▼

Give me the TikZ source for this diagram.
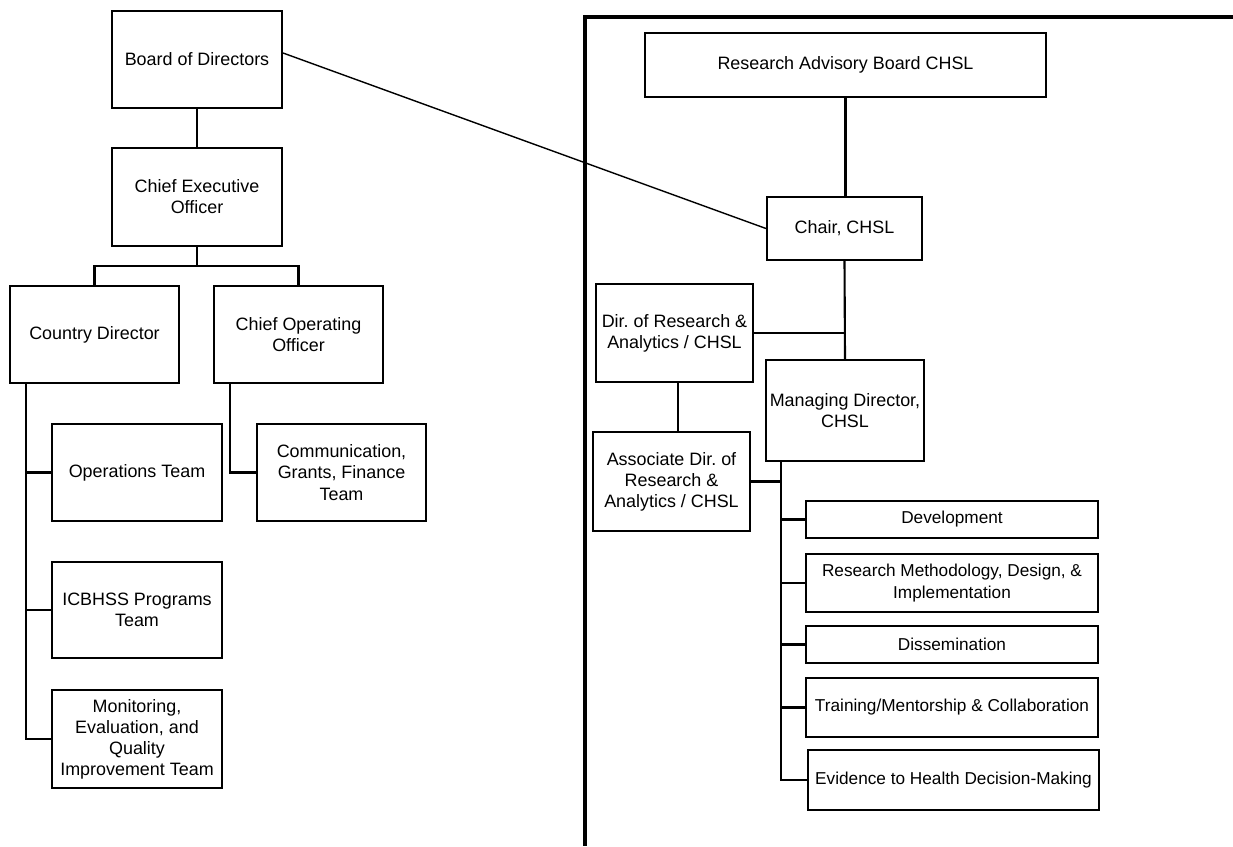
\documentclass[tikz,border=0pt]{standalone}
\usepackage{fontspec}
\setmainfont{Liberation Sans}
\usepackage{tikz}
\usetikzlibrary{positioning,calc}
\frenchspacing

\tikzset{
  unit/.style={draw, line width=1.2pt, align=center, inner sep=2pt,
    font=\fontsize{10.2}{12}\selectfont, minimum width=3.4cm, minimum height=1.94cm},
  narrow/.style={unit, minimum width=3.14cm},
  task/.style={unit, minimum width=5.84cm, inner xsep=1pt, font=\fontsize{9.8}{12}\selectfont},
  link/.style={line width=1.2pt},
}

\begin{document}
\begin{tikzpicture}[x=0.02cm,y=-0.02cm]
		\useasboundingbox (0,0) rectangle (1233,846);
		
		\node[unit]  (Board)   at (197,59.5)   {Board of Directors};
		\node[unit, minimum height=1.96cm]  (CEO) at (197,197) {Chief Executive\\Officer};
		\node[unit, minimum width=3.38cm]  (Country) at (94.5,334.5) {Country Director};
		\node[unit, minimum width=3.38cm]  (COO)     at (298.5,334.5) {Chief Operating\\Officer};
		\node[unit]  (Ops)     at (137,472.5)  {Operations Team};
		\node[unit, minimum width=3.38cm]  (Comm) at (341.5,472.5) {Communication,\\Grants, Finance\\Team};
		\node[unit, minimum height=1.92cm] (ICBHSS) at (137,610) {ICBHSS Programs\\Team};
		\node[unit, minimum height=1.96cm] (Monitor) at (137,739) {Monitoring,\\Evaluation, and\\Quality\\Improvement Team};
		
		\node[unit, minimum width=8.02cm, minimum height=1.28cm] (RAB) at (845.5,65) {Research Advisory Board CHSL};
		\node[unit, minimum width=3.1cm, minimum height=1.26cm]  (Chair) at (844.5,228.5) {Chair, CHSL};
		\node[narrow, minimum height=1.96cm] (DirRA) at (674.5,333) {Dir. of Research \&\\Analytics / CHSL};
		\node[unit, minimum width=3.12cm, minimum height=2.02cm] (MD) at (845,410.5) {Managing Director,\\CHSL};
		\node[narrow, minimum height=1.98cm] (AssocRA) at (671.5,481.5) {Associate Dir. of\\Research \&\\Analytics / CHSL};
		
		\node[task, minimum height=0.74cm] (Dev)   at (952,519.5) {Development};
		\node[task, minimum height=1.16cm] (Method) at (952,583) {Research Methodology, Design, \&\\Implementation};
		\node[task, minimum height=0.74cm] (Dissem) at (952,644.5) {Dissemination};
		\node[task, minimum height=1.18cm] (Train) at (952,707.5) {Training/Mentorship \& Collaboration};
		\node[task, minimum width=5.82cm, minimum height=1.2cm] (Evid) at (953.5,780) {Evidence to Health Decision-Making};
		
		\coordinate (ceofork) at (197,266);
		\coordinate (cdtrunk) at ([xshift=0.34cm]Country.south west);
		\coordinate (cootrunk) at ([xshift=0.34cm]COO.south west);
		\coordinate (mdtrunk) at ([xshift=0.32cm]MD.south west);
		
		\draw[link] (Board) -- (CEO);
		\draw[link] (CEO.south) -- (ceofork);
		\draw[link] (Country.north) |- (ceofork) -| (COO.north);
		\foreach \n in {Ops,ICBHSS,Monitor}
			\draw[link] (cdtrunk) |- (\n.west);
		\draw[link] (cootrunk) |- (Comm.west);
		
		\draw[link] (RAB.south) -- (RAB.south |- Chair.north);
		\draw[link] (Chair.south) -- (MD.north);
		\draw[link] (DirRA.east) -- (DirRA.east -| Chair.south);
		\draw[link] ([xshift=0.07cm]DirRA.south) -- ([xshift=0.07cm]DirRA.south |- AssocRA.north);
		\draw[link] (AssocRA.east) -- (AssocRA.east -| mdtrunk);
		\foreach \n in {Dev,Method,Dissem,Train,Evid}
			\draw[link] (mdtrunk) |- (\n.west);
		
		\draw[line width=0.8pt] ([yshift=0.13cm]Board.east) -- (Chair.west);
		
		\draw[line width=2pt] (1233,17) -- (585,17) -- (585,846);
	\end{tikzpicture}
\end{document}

▲

Omit the pictures, then output the rest of the listing exactly.

Give me the TikZ source for this diagram.
\documentclass[tikz,border=0pt]{standalone}
\usepackage{fontspec}
\setmainfont{Liberation Sans}
\usepackage{tikz}
\usetikzlibrary{positioning,calc}
\frenchspacing

\tikzset{
  unit/.style={draw, line width=1.2pt, align=center, inner sep=2pt,
    font=\fontsize{10.2}{12}\selectfont, minimum width=3.4cm, minimum height=1.94cm},
  narrow/.style={unit, minimum width=3.14cm},
  task/.style={unit, minimum width=5.84cm, inner xsep=1pt, font=\fontsize{9.8}{12}\selectfont},
  link/.style={line width=1.2pt},
}

\begin{document}
\begin{tikzpicture}[x=0.02cm,y=-0.02cm]
		\useasboundingbox (0,0) rectangle (1233,846);
		
		\node[unit]  (Board)   at (197,59.5)   {Board of Directors};
		\node[unit, minimum height=1.96cm]  (CEO) at (197,197) {Chief Executive\\Officer};
		\node[unit, minimum width=3.38cm]  (Country) at (94.5,334.5) {Country Director};
		\node[unit, minimum width=3.38cm]  (COO)     at (298.5,334.5) {Chief Operating\\Officer};
		\node[unit]  (Ops)     at (137,472.5)  {Operations Team};
		\node[unit, minimum width=3.38cm]  (Comm) at (341.5,472.5) {Communication,\\Grants, Finance\\Team};
		\node[unit, minimum height=1.92cm] (ICBHSS) at (137,610) {ICBHSS Programs\\Team};
		\node[unit, minimum height=1.96cm] (Monitor) at (137,739) {Monitoring,\\Evaluation, and\\Quality\\Improvement Team};
		
		\node[unit, minimum width=8.02cm, minimum height=1.28cm] (RAB) at (845.5,65) {Research Advisory Board CHSL};
		\node[unit, minimum width=3.1cm, minimum height=1.26cm]  (Chair) at (844.5,228.5) {Chair, CHSL};
		\node[narrow, minimum height=1.96cm] (DirRA) at (674.5,333) {Dir. of Research \&\\Analytics / CHSL};
		\node[unit, minimum width=3.12cm, minimum height=2.02cm] (MD) at (845,410.5) {Managing Director,\\CHSL};
		\node[narrow, minimum height=1.98cm] (AssocRA) at (671.5,481.5) {Associate Dir. of\\Research \&\\Analytics / CHSL};
		
		\node[task, minimum height=0.74cm] (Dev)   at (952,519.5) {Development};
		\node[task, minimum height=1.16cm] (Method) at (952,583) {Research Methodology, Design, \&\\Implementation};
		\node[task, minimum height=0.74cm] (Dissem) at (952,644.5) {Dissemination};
		\node[task, minimum height=1.18cm] (Train) at (952,707.5) {Training/Mentorship \& Collaboration};
		\node[task, minimum width=5.82cm, minimum height=1.2cm] (Evid) at (953.5,780) {Evidence to Health Decision-Making};
		
		\coordinate (ceofork) at (197,266);
		\coordinate (cdtrunk) at ([xshift=0.34cm]Country.south west);
		\coordinate (cootrunk) at ([xshift=0.34cm]COO.south west);
		\coordinate (mdtrunk) at ([xshift=0.32cm]MD.south west);
		
		\draw[link] (Board) -- (CEO);
		\draw[link] (CEO.south) -- (ceofork);
		\draw[link] (Country.north) |- (ceofork) -| (COO.north);
		\foreach \n in {Ops,ICBHSS,Monitor}
			\draw[link] (cdtrunk) |- (\n.west);
		\draw[link] (cootrunk) |- (Comm.west);
		
		\draw[link] (RAB.south) -- (RAB.south |- Chair.north);
		\draw[link] (Chair.south) -- (MD.north);
		\draw[link] (DirRA.east) -- (DirRA.east -| Chair.south);
		\draw[link] ([xshift=0.07cm]DirRA.south) -- ([xshift=0.07cm]DirRA.south |- AssocRA.north);
		\draw[link] (AssocRA.east) -- (AssocRA.east -| mdtrunk);
		\foreach \n in {Dev,Method,Dissem,Train,Evid}
			\draw[link] (mdtrunk) |- (\n.west);
		
		\draw[line width=0.8pt] ([yshift=0.13cm]Board.east) -- (Chair.west);
		
		\draw[line width=2pt] (1233,17) -- (585,17) -- (585,846);
	\end{tikzpicture}
\end{document}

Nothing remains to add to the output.